Sorry, your flight is delayed due to: DRONES
Why are mysterious drones appearing over airports?
Commercial air travellers in Europe are being impacted by mysterious drones appearing near airports, leaving thousands of passengers fuming and economic costs mounting.
But where these drones are coming from, and who is responsible, remains a mystery.
Munich Airport was temporarily shut down Thursday after several drone sightings in the area, cancelling flights for over 3000 people.
Unidentified drones have been reported in Denmark and Norway, when sightings forced the closure of Copenhagen and Oslo airports.
Belgian defence officials are also investigating sightings of multiple drones over a military base.
“Anybody” could be behind the flyovers
Nobody is sure where the drones are coming from, or who is controlling them.
Hans-Christian Mathiesen, vice president of a Danish drone maker, said, “it could be anybody” who could carry out a drone flyover like the one at Munich airport.
“If you have a drone, you can always fly it into restricted airspace and disrupt activity. So everything from boys not thinking about what they’re doing — just fooling around — to someone that is doing it with a purpose: Criminal organizations, state actors, you name it,” said Mathiesen.
Finger-pointing at Russia
Not surprisingly, many suspect that Russia is behind the drones in what have been called, “hybrid attacks.”
“From a European perspective there is only one country... willing to threaten us, and that is Russia, and therefore we need a very strong answer back,” said Danish Prime Minister Mette Frederiksen. Russia’s Danish embassy denied responsibility, “The Russian side firmly rejects the absurd speculations of involvement in the incidents.”
French Navy commandos boarded a ship suspected to be part of the Russian so-called shadow fleet that was in the vicinity of Denmark when the drones were launched. However, no sign of drones or launchers was found on board.
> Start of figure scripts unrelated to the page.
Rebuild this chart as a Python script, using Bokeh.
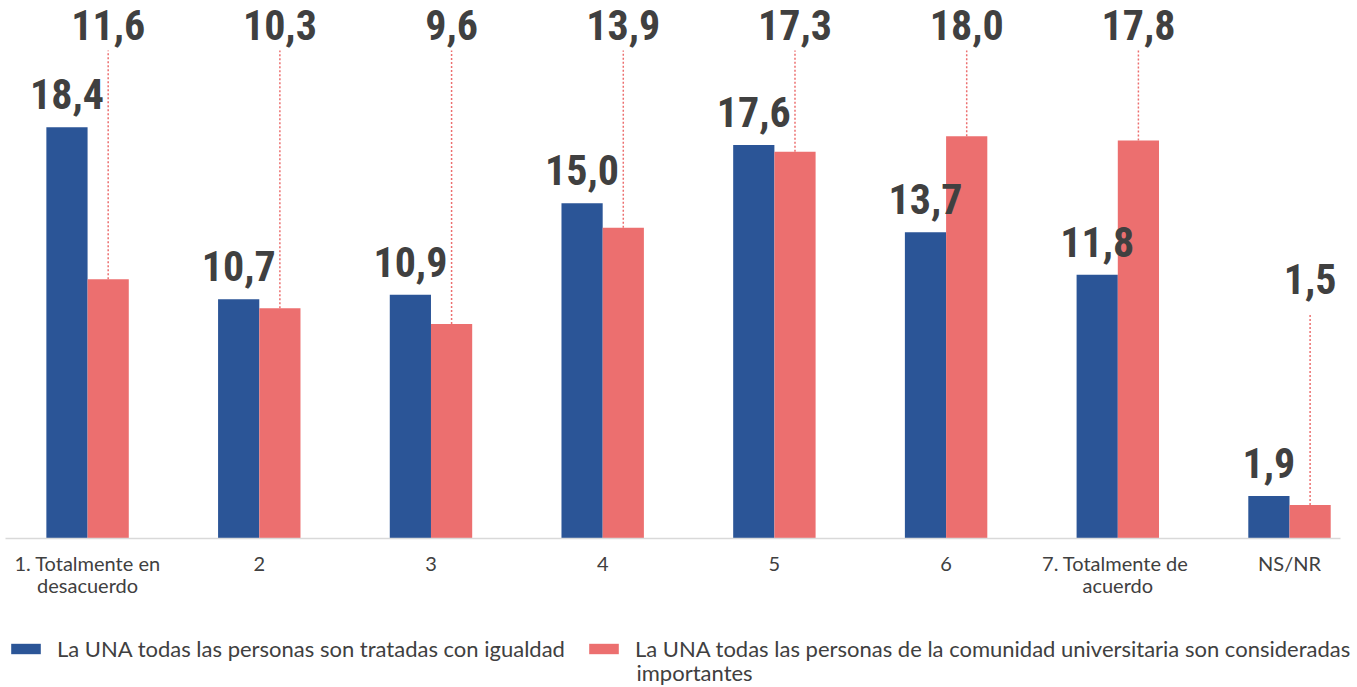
from bokeh.plotting import figure
from bokeh.layouts import column
from bokeh.models import (ColumnDataSource, Range1d, FixedTicker, Legend, LegendItem, LinearAxis, Label)
from bokeh.core.properties import value
from bokeh.embed import file_html
from bokeh.resources import INLINE

categories = ["1. Totalmente en\ndesacuerdo", "2", "3", "4", "5", "6", "7. Totalmente  de\nacuerdo", "NS/NR"]
igualdad = [18.4, 10.7, 10.9, 15.0, 17.6, 13.7, 11.8, 1.9]
importantes = [11.6, 10.3, 9.6, 13.9, 17.3, 18.0, 17.8, 1.5]
series_names = ["La UNA todas las personas son tratadas con igualdad",
                "La UNA todas las personas de la comunidad universitaria son consideradas",
                "importantes"]

BLUE = "#2b5597"
RED = "#ec6f6f"
DARK = "#404040"
BAR_W = 0.24
VAL_FONT = "Roboto Condensed, Liberation Sans Narrow, DejaVu Sans Condensed, sans-serif"

n = len(categories)
xs = list(range(n))

def fmt(v):
    return f"{v:.1f}".replace(".", ",")

# callout levels for red labels (top row), last one lower
lab_lvl = [22.95 if i < n - 1 else 11.6 for i in xs]
lead_top = [21.83 if i < n - 1 else 10.07 for i in xs]

src_b = ColumnDataSource(dict(x=[i - BAR_W / 2 for i in xs], top=igualdad,
                              lab=[fmt(v) for v in igualdad]))
src_r = ColumnDataSource(dict(x=[i + BAR_W / 2 for i in xs], top=importantes,
                              lab=[fmt(v) for v in importantes], lvl=lab_lvl, lt=lead_top))

p = figure(frame_width=1335, frame_height=530, output_backend="svg", toolbar_location=None,
           x_range=Range1d(-0.478, 7.297), y_range=Range1d(0, 23.71),
           min_border_left=5, min_border_right=6, min_border_top=8, min_border_bottom=0,
           x_axis_location=None, y_axis_location=None)
p.background_fill_color = "white"
p.border_fill_color = "white"
p.outline_line_color = None
p.xgrid.visible = False
p.ygrid.visible = False

rb = p.vbar(x="x", top="top", width=BAR_W, source=src_b, fill_color=BLUE, line_color=None)
rr = p.vbar(x="x", top="top", width=BAR_W, source=src_r, fill_color=RED, line_color=None)

# leader lines
p.segment(x0="x", y0="top", x1="x", y1="lt", source=src_r, line_color=RED,
          line_dash="2 2", line_width=1.5)

p.text(x="x", y="top", text="lab", source=src_b, text_align="center", text_baseline="bottom",
       y_offset=-18, text_font=value(VAL_FONT), text_font_style="bold",
       text_font_size="42px", text_color=DARK)
p.text(x="x", y="lvl", text="lab", source=src_r, text_align="center", text_baseline="middle",
       text_font=value(VAL_FONT), text_font_style="bold",
       text_font_size="42px", text_color=DARK)

xaxis = LinearAxis(ticker=FixedTicker(ticks=xs),
                   major_label_overrides={i: c for i, c in enumerate(categories)})
xaxis.axis_line_color = "#d9d9d9"
xaxis.axis_line_width = 1.5
xaxis.major_tick_line_color = None
xaxis.minor_tick_line_color = None
xaxis.major_label_standoff = 6
xaxis.major_label_text_font = "Lato"
xaxis.major_label_text_font_size = "20px"
xaxis.major_label_text_line_height = 0.95
xaxis.major_label_text_color = DARK
p.add_layout(xaxis, "below")

# legend strip
lg = figure(width=1357, height=86, output_backend="svg", toolbar_location=None,
            x_range=Range1d(0, 1), y_range=Range1d(0, 1),
            min_border_left=0, min_border_right=0, min_border_top=0, min_border_bottom=0,
            x_axis_location=None, y_axis_location=None)
lg.outline_line_color = None
lg.background_fill_color = "white"
lg.border_fill_color = "white"
lg.xgrid.visible = False
lg.ygrid.visible = False
lb = lg.vbar(x=[0.5], bottom=[0], top=[0], width=0.001, fill_color=BLUE, line_color=None)
lr = lg.vbar(x=[0.5], bottom=[0], top=[0], width=0.001, fill_color=RED, line_color=None)

legend = Legend(items=[LegendItem(label=series_names[0], renderers=[lb]),
                       LegendItem(label=series_names[1], renderers=[lr])],
                orientation="horizontal", location=(2, 24))
legend.border_line_color = None
legend.background_fill_alpha = 0
legend.label_text_font = "Lato"
legend.label_text_font_size = "22px"
legend.label_text_color = DARK
legend.glyph_width = 37
legend.glyph_height = 13
legend.label_standoff = 13
legend.spacing = 20
legend.padding = 0
legend.margin = 0
lg.add_layout(legend, "center")

lg.add_layout(Label(x=631, y=14, x_units="screen", y_units="screen", text=series_names[2],
                    text_font="Lato", text_font_size="22px", text_color=DARK,
                    text_baseline="middle"))

open("out.html", "w").write(file_html(column(p, lg, spacing=0), INLINE))
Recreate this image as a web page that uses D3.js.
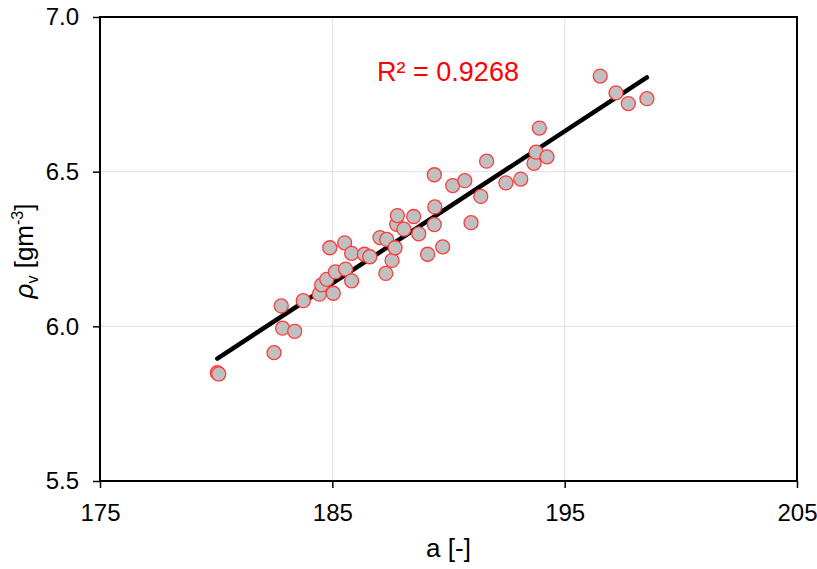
<!DOCTYPE html>
<html>
<head>
<meta charset="utf-8">
<script src="https://cdn.jsdelivr.net/npm/d3@7"></script>
<style>
  body { margin: 0; background: #fff; }
  text { font-family: "Liberation Sans", Arial, sans-serif; }
</style>
</head>
<body>
<script>
// measured samples: a [-] and rho_v [g m^-3]
var aValues = [180.05, 180.11, 182.49, 182.80, 182.86, 183.38, 183.75, 184.44, 184.54, 184.76,
               184.89, 185.04, 185.13, 185.57, 185.53, 185.83, 185.83, 186.38, 186.61, 187.05,
               187.34, 187.30, 187.57, 187.70, 187.77, 187.80, 188.08, 188.50, 188.72, 189.10,
               189.39, 189.41, 189.39, 189.75, 190.18, 190.70, 190.97, 191.39, 191.64, 192.47,
               193.11, 193.68, 193.77, 193.91, 194.24, 196.53, 197.21, 197.74, 198.54];
var rhoValues = [5.850, 5.846, 5.915, 6.066, 5.994, 5.984, 6.083, 6.104, 6.134, 6.152,
                 6.254, 6.107, 6.176, 6.185, 6.270, 6.236, 6.147, 6.233, 6.225, 6.287,
                 6.281, 6.171, 6.213, 6.254, 6.330, 6.358, 6.314, 6.355, 6.299, 6.233,
                 6.490, 6.386, 6.329, 6.257, 6.455, 6.471, 6.335, 6.420, 6.534, 6.464,
                 6.476, 6.527, 6.563, 6.641, 6.548, 6.809, 6.755, 6.720, 6.736];
var xTicks = [175, 185, 195, 205];
var yTicks = [5.5, 6.0, 6.5, 7.0];
var r2Label = "R² = 0.9268";

var svgW = 817, svgH = 569;
var plotL = 100, plotR = 797, plotT = 17, plotB = 481;

var x = d3.scaleLinear().domain([175, 205]).range([plotL, plotR]);
var y = d3.scaleLinear().domain([5.5, 7.0]).range([plotB, plotT]);

var svg = d3.select("body").append("svg")
  .attr("width", svgW)
  .attr("height", svgH);

// grid
svg.append("g").selectAll("line").data(xTicks.slice(1, -1)).enter().append("line")
  .attr("x1", d => x(d)).attr("x2", d => x(d))
  .attr("y1", plotT).attr("y2", plotB)
  .attr("stroke", "#e2e2e2").attr("stroke-width", 1);
svg.append("g").selectAll("line").data(yTicks.slice(1, -1)).enter().append("line")
  .attr("x1", plotL).attr("x2", plotR)
  .attr("y1", d => y(d)).attr("y2", d => y(d))
  .attr("stroke", "#e2e2e2").attr("stroke-width", 1);

// axes
var xAxis = svg.append("g")
  .attr("transform", "translate(0," + plotB + ")")
  .call(d3.axisBottom(x).tickValues(xTicks).tickFormat(d3.format("d")).tickSize(7).tickPadding(16));
var yAxis = svg.append("g")
  .attr("transform", "translate(" + plotL + ",0)")
  .call(d3.axisLeft(y).tickValues(yTicks).tickFormat(d3.format(".1f")).tickSize(7).tickPadding(14));

[xAxis, yAxis].forEach(function (g) {
  g.select(".domain").remove();
  g.selectAll(".tick line").attr("stroke", "#000").attr("stroke-width", 1.5);
  g.selectAll(".tick text")
    .attr("fill", "#000")
    .style("font-size", "24px")
    .style("font-family", "'Liberation Sans', Arial, sans-serif");
});

// frame
svg.append("rect")
  .attr("x", plotL).attr("y", plotT)
  .attr("width", plotR - plotL).attr("height", plotB - plotT)
  .attr("fill", "none").attr("stroke", "#000").attr("stroke-width", 2);

// linear fit
var n = aValues.length;
var mx = d3.mean(aValues), my = d3.mean(rhoValues);
var sxy = 0, sxx = 0;
for (var i = 0; i < n; i++) {
  sxy += (aValues[i] - mx) * (rhoValues[i] - my);
  sxx += (aValues[i] - mx) * (aValues[i] - mx);
}
var slope = sxy / sxx, icpt = my - slope * mx;
var ext = d3.extent(aValues);

svg.append("line")
  .attr("x1", x(ext[0])).attr("y1", y(icpt + slope * ext[0]))
  .attr("x2", x(ext[1])).attr("y2", y(icpt + slope * ext[1]))
  .attr("stroke", "#000").attr("stroke-width", 4.5).attr("stroke-linecap", "round");

// points
svg.append("g").selectAll("circle")
  .data(aValues.map((a, i) => [a, rhoValues[i]]))
  .enter().append("circle")
  .attr("cx", d => x(d[0]))
  .attr("cy", d => y(d[1]))
  .attr("r", 7)
  .attr("fill", "#c0c0c0")
  .attr("stroke", "#ff3b3b")
  .attr("stroke-width", 1.3);

// R² annotation
svg.append("text")
  .attr("x", 448).attr("y", 81)
  .attr("text-anchor", "middle")
  .attr("fill", "#ff0000")
  .style("font-size", "27px")
  .text(r2Label);

// axis titles
svg.append("text")
  .attr("x", (plotL + plotR) / 2).attr("y", 557)
  .attr("text-anchor", "middle")
  .style("font-size", "26px")
  .text("a [-]");

var yl = svg.append("text")
  .attr("transform", "translate(33,251) rotate(-90)")
  .attr("text-anchor", "middle")
  .style("font-size", "26px");
yl.append("tspan").style("font-style", "italic").text("ρ");
yl.append("tspan").attr("dy", 5).style("font-size", "16px").text("v");
yl.append("tspan").attr("dy", -5).text(" [gm");
yl.append("tspan").attr("dy", -10).style("font-size", "16px").text("-3");
yl.append("tspan").attr("dy", 10).text("]");
</script>
</body>
</html>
Why would anyone do such a thing?
The presence of drones near an airport obviously poses a threat to air passenger safety. But downing an aircraft may not be the reason a malicious actor would do such a thing.
According to a retired U.S. Air Force colonel, drones offer many advantages from a military standpoint.
First, drones operate at congested lower altitudes, where the line between the military battlespace and the civilian air traffic system is as blurred.
Second, drones can generate disproportionate effects at low cost. A single drone, far cheaper than any modern aircraft, can shut down an airport handling tens of thousands of passengers and millions of dollars of cargo.
Finally, drones offer more reward than risk. Because these systems lack human operators onboard, and are typically unarmed, adversaries can operate with plausible deniability, making it hard for authorities to determine ownership and hold the perpetrators accountable.
Goading NATO into spending more defence dollars to counter cheap drones
As PeaceQuest readers might recall from my article two weeks ago, some assume that Russia’s airspace violations last month over Poland were aimed at pushing NATO countries to spending billions countering drones. This could draw money away from military aid destined for Ukraine.
Drones are inexpensive, especially compared with the costs of intercepting them. In Polish airspace, for example, NATO used missiles costing between $500,000 and $1 million each to shoot down Russian drones worth about $10,000 apiece.
Is Canada next?
Should these mysterious drones appear in Canada and disrupt commercial air travel, one might expect political pressure to build for Canada to buy expensive anti-drone weapons – or possibly join Trump’s ridiculous Golden Dome system at whatever the cost.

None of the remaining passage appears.